— What the task asks —
Write out the lines from the top of the material through the line with "const bYTicks = [0, 2, 4, 6]", exactly and with nothing added.

— Data block —
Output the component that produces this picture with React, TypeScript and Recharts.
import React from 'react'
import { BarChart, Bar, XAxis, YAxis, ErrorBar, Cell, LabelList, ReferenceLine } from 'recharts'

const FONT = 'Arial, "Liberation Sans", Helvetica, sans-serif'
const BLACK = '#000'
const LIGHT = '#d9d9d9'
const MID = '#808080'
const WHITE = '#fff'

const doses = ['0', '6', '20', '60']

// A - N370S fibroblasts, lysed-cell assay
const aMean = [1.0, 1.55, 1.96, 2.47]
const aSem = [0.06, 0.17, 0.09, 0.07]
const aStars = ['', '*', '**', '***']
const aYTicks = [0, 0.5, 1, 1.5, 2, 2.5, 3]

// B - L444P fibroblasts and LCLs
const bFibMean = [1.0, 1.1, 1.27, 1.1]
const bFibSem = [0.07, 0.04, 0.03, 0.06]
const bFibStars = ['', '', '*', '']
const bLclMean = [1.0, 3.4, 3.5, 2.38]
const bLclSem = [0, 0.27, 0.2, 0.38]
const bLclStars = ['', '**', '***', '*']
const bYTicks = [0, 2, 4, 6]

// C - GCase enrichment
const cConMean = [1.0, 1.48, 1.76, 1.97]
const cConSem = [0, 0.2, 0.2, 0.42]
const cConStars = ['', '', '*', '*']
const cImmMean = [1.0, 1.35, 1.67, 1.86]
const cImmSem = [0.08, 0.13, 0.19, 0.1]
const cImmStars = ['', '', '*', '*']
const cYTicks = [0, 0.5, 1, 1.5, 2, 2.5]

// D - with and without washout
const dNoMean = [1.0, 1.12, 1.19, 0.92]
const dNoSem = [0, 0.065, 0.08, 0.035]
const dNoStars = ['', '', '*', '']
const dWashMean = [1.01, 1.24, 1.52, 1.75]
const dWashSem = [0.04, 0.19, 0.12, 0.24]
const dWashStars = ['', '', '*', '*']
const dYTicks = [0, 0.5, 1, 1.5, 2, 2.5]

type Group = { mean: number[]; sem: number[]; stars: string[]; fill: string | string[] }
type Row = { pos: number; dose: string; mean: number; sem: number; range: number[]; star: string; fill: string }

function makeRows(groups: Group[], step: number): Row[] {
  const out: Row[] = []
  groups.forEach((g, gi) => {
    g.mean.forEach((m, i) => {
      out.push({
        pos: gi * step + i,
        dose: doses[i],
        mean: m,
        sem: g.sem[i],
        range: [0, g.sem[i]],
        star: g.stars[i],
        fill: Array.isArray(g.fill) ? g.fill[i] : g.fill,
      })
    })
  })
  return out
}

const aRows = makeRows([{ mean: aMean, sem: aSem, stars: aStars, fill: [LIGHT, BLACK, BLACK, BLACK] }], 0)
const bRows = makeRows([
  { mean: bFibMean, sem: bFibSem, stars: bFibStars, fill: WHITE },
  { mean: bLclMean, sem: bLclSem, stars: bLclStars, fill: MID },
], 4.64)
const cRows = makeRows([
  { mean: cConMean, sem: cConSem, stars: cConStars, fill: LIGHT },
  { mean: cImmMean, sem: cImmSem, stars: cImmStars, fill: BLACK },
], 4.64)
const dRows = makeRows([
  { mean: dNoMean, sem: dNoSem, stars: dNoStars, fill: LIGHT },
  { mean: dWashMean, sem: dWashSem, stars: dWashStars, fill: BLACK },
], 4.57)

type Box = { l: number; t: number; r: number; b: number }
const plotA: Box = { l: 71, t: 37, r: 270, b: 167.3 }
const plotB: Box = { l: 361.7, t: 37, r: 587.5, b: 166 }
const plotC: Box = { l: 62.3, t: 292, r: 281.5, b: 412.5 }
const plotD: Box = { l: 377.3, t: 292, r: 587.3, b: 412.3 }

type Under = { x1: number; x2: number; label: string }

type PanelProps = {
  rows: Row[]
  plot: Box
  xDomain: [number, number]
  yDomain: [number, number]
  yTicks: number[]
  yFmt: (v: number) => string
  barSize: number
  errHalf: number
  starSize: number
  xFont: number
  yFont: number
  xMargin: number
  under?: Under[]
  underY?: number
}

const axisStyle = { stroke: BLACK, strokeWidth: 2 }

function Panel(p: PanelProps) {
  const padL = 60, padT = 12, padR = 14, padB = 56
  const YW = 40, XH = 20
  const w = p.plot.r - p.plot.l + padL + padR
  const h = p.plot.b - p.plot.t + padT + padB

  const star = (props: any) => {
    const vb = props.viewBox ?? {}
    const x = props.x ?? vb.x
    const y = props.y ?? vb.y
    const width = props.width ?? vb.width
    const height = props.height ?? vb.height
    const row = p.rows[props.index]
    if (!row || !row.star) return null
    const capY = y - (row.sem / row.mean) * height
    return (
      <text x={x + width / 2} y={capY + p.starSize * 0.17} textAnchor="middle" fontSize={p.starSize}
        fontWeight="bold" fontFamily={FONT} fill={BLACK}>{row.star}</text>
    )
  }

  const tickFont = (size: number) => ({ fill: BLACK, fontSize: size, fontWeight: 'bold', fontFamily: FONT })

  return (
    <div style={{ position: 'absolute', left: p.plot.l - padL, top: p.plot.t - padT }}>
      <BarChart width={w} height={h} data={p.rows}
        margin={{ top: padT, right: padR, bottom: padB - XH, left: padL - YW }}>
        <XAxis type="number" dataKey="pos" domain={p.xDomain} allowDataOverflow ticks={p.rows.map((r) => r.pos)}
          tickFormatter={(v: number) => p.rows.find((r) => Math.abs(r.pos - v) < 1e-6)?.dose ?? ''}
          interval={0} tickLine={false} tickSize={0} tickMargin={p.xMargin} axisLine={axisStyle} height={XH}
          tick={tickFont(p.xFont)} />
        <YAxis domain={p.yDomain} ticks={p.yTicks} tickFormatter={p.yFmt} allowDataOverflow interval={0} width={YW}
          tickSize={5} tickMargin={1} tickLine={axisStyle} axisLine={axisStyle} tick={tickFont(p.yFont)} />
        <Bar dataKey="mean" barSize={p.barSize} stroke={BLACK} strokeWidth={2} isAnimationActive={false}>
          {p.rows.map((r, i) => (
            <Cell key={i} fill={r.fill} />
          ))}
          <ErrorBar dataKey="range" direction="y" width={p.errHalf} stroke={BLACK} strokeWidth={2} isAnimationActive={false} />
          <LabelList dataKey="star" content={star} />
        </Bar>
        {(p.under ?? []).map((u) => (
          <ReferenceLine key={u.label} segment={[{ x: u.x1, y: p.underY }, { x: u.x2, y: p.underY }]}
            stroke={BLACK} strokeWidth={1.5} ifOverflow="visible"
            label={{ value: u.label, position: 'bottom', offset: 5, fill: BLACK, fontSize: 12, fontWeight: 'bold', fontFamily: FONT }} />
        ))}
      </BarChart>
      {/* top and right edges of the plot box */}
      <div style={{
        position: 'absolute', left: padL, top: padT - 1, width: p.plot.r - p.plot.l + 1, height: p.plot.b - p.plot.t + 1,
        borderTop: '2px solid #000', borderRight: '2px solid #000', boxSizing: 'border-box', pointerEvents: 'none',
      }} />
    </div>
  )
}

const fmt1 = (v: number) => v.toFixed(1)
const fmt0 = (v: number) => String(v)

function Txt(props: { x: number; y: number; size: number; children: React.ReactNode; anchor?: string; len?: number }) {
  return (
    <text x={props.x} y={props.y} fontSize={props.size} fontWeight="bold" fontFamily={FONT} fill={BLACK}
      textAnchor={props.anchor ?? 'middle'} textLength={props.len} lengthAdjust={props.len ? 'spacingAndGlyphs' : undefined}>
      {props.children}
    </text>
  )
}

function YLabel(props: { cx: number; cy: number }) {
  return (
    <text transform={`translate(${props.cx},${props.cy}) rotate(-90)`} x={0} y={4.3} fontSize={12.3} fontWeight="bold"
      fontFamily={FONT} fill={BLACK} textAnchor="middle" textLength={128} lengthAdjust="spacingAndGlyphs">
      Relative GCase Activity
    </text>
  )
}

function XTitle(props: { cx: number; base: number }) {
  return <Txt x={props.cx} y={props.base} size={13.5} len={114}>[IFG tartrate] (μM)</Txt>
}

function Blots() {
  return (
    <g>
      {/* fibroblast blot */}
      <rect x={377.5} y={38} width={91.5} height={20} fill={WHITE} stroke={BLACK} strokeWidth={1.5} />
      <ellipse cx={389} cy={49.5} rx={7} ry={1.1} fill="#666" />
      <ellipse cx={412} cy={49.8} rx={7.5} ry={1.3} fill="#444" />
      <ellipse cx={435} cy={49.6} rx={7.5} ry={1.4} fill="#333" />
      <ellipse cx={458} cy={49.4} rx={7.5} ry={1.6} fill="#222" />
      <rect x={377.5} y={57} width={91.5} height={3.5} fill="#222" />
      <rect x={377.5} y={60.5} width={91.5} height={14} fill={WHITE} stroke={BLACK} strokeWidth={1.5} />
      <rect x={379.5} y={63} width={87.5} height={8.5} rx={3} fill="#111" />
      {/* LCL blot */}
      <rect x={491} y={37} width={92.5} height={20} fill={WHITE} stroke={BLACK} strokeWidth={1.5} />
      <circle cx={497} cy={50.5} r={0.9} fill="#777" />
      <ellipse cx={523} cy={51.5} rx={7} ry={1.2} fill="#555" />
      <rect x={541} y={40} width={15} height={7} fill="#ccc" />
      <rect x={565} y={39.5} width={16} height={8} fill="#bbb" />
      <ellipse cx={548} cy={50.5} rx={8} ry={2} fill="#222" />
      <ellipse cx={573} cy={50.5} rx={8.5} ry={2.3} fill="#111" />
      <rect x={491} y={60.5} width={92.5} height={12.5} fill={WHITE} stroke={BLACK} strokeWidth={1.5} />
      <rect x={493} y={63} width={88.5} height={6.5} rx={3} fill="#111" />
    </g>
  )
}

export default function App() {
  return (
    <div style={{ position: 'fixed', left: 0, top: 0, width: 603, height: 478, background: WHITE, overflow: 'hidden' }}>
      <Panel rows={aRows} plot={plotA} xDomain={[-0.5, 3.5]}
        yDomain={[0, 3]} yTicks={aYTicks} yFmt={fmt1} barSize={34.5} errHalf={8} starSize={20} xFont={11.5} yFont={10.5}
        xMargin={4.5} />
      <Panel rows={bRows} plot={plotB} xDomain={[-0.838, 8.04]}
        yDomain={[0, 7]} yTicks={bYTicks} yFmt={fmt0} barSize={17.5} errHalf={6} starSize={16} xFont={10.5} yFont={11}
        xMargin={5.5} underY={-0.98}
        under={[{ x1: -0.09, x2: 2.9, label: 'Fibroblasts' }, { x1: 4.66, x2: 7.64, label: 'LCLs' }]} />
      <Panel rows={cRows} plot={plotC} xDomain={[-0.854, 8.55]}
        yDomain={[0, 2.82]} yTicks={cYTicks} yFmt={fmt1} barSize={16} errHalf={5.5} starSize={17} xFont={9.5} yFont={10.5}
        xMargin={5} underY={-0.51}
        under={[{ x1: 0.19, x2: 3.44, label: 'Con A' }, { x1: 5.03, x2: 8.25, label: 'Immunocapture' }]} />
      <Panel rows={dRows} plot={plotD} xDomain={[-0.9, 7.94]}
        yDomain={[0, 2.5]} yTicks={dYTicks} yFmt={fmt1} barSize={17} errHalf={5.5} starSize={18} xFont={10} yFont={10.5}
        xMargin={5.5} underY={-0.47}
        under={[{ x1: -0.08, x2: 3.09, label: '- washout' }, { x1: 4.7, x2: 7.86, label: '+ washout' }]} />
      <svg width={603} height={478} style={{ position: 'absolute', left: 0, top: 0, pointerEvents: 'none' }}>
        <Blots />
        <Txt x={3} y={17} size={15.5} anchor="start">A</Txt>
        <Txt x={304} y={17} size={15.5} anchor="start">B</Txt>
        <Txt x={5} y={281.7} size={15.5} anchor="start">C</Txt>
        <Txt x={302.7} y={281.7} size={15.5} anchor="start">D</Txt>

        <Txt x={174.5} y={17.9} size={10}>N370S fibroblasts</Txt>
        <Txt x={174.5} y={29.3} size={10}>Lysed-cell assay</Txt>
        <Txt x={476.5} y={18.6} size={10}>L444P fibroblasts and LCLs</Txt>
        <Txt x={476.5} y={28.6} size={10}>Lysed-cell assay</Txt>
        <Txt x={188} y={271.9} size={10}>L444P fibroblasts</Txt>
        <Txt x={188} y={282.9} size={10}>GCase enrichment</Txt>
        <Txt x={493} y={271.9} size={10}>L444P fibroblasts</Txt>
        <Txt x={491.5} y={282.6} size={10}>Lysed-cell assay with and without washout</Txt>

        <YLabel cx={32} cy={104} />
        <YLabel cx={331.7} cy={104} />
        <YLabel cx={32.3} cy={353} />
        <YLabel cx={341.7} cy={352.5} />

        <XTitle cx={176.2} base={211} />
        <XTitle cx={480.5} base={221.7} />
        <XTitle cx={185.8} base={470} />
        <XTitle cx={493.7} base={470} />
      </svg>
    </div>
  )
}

— Result of the task —
Output the component that produces this picture with React, TypeScript and Recharts.
import React from 'react'
import { BarChart, Bar, XAxis, YAxis, ErrorBar, Cell, LabelList, ReferenceLine } from 'recharts'

const FONT = 'Arial, "Liberation Sans", Helvetica, sans-serif'
const BLACK = '#000'
const LIGHT = '#d9d9d9'
const MID = '#808080'
const WHITE = '#fff'

const doses = ['0', '6', '20', '60']

// A - N370S fibroblasts, lysed-cell assay
const aMean = [1.0, 1.55, 1.96, 2.47]
const aSem = [0.06, 0.17, 0.09, 0.07]
const aStars = ['', '*', '**', '***']
const aYTicks = [0, 0.5, 1, 1.5, 2, 2.5, 3]

// B - L444P fibroblasts and LCLs
const bFibMean = [1.0, 1.1, 1.27, 1.1]
const bFibSem = [0.07, 0.04, 0.03, 0.06]
const bFibStars = ['', '', '*', '']
const bLclMean = [1.0, 3.4, 3.5, 2.38]
const bLclSem = [0, 0.27, 0.2, 0.38]
const bLclStars = ['', '**', '***', '*']
const bYTicks = [0, 2, 4, 6]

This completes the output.